Sydney: 13 June 2023 – The Advisers Association (TAA) welcomes the Government’s formal response to the Quality of Advice Review (QAR) announced today.

TAA is broadly supportive of the fact that the Government has indicated it will accept 14 of the QAR recommendations and is encouraged that concerns TAA raised in its various submissions appear to have been heard.

TAA CEO, Neil Macdonald said, ‘We are pleased that the Government is looking to remove regulatory red tape, and particularly welcome that Statements of Advice may be replaced with an advice record that is more fit-for-purpose.’

Mr Macdonald said TAA expects replacing SoAs with advice records would lighten the load on financial advisers and make accessing professional advice more affordable for consumers. ‘SoAs are overly bureaucratic, not fit for purpose and offer little tangible benefit to consumers, who often do not even fully read them.’

Mr Macdonald said TAA is also keen for some of the recommendations to be legislated quickly. ‘We encourage the Government to look for a legislative slot to enact the recommendations as soon as possible,’ he said.
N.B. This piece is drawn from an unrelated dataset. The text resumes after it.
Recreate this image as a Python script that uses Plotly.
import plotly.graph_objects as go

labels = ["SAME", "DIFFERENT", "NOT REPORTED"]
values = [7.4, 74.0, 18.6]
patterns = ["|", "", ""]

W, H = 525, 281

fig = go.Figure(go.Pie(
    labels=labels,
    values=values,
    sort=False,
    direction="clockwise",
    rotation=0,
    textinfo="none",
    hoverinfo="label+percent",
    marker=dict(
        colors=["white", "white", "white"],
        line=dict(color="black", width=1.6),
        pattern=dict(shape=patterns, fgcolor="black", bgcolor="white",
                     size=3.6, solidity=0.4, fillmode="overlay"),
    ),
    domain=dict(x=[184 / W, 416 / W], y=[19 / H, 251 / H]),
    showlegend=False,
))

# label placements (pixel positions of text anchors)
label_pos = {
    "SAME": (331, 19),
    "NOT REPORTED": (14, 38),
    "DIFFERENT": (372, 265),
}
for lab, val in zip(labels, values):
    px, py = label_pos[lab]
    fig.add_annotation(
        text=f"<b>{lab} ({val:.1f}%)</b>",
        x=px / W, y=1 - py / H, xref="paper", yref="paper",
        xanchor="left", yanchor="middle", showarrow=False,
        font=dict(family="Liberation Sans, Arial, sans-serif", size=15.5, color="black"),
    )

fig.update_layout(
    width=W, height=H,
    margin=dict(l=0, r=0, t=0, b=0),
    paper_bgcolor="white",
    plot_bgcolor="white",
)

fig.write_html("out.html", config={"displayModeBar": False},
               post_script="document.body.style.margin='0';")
If legislation cannot be enacted quickly, TAA would like to see Government consider a facilitative, ‘no action’ approach until it is enacted.

‘We think some of the recommendations, particularly around addressing regulatory red tape, could be addressed quickly, if the Government was prepared to adopt a facilitative ‘No action’ approach for 12 months,’ Mr Macdonald said. ‘For example, substituting advice records for SOAs as soon as possible could reduce the administrative burden on financial advisers very quickly, giving them more time to see more people.’
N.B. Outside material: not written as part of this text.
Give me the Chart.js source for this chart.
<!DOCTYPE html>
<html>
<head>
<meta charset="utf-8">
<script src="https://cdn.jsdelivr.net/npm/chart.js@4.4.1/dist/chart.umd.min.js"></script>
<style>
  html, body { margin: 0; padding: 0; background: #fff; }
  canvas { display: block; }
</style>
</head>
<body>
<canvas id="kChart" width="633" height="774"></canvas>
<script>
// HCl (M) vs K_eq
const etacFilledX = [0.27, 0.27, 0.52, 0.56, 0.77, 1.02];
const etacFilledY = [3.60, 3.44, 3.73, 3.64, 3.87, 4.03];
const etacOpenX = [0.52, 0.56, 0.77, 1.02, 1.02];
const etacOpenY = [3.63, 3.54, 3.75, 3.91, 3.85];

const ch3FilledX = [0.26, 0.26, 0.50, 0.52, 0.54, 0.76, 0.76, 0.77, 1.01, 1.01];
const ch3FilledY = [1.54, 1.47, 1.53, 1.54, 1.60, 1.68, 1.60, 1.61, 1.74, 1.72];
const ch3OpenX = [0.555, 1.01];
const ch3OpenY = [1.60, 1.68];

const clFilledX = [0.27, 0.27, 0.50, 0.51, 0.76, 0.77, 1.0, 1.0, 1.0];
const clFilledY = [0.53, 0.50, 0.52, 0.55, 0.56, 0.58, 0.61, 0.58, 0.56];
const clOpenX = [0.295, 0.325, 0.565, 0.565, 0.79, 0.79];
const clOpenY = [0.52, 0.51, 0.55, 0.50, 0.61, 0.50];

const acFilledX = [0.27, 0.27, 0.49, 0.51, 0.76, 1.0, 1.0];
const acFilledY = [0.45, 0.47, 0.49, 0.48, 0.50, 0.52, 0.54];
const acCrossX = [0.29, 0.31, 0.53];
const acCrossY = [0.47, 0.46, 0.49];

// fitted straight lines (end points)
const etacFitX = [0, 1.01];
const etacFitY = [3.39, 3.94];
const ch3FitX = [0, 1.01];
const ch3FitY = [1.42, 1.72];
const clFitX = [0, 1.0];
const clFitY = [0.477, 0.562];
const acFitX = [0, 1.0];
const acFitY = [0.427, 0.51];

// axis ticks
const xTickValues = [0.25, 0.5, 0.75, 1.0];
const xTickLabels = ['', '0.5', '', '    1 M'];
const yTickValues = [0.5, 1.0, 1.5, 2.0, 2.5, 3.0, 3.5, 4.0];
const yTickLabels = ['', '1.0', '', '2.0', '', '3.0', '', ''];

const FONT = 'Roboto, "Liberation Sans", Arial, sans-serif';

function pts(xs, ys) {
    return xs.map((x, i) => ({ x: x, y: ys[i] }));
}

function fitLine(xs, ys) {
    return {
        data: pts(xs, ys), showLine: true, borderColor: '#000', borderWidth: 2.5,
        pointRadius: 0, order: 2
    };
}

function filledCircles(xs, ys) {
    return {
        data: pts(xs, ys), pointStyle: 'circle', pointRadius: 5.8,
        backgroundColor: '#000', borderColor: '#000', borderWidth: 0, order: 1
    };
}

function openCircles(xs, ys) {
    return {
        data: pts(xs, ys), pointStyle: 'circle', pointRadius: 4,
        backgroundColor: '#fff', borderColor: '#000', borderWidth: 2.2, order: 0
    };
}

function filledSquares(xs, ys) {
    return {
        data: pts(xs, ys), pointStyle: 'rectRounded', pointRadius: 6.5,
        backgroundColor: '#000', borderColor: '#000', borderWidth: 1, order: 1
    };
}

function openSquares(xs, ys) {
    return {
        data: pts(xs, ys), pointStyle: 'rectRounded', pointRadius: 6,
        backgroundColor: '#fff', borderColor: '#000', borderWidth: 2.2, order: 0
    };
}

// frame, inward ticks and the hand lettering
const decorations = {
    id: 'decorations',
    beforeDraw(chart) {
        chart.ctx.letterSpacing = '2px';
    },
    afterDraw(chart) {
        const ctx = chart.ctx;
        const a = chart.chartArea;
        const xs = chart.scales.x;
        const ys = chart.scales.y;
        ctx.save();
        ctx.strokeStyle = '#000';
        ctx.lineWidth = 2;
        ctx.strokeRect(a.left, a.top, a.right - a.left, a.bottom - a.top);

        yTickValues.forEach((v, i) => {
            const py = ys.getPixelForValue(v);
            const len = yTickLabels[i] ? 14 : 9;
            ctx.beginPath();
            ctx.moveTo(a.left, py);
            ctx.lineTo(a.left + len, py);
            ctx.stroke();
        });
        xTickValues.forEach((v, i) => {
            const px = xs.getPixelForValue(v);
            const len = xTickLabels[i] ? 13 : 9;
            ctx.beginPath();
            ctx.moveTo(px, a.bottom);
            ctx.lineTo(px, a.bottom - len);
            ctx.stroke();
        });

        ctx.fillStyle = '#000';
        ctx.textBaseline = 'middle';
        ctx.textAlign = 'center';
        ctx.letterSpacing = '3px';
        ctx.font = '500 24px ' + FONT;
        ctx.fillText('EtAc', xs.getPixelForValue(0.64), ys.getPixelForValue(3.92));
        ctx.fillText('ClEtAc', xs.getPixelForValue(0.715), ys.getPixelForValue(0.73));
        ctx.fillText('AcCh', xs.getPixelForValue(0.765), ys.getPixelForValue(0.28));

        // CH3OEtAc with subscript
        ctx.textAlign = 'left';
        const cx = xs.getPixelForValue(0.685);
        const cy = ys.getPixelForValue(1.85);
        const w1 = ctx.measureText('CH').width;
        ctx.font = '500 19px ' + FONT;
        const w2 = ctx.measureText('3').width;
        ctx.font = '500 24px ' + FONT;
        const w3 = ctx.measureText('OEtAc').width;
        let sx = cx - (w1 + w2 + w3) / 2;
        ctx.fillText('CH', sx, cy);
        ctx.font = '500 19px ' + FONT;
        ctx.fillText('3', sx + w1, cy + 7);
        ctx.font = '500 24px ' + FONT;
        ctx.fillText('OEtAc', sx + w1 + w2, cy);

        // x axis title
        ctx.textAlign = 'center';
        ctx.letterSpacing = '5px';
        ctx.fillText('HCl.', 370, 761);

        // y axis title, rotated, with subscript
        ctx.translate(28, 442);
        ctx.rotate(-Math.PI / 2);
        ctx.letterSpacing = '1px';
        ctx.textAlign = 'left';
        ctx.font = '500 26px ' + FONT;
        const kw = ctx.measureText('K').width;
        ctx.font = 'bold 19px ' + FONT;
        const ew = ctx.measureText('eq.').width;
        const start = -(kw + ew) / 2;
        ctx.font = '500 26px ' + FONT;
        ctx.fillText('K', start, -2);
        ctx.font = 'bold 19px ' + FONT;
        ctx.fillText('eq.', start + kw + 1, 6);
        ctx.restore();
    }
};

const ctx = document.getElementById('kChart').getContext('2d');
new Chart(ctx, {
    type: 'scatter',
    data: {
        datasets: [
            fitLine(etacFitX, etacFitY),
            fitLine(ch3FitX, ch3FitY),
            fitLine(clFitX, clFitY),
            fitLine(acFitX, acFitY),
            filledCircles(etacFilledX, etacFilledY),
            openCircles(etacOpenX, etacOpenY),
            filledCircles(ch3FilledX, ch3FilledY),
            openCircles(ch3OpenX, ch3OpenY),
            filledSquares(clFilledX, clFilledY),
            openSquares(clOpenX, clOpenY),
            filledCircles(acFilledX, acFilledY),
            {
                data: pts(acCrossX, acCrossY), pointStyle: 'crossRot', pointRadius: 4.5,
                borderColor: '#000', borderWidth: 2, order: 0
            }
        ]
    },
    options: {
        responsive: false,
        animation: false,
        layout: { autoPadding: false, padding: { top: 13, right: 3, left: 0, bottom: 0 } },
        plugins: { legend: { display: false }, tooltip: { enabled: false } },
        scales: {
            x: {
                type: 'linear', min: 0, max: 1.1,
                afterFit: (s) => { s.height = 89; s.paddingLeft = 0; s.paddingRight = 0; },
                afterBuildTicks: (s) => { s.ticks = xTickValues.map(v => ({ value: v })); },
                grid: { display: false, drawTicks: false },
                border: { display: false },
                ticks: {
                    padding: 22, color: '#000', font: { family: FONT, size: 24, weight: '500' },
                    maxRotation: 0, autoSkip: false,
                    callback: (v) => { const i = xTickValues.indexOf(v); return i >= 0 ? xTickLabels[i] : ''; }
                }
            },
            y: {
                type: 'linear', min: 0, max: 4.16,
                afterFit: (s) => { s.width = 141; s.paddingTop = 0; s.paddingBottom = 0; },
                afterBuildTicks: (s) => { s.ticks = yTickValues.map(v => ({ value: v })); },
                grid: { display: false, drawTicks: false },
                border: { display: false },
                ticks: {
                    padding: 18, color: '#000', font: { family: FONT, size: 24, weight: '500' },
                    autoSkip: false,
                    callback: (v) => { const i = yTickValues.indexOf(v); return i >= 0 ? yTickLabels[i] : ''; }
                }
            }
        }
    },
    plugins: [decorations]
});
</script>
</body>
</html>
TAA is also broadly supportive of the fact that the Government has indicated it is looking to expand access to retirement income advice and exploring new channels to advice.

‘We have always said that Australians need greater access to advice, therefore we were generally supportive of introducing a ‘good advice’ duty under which non-relevant providers could offer personal advice,’ he said. ‘However, as we have also said, guardrails do need to be in place.’

The guardrails should be around who should be permitted to deliver personal financial advice, the extent of the advice they give, and the minimum education and qualifications they hold.

‘The Government has indicated that it is seeking to consult with the industry and consumer stakeholders on how non-relevant providers should be able to give advice. We welcome their prompt commitment to that further consultation,’ Mr Macdonald said. ‘We believe there should be a level playing field in relation to the provision of personal financial advice, with similar rights and obligations for all providers.’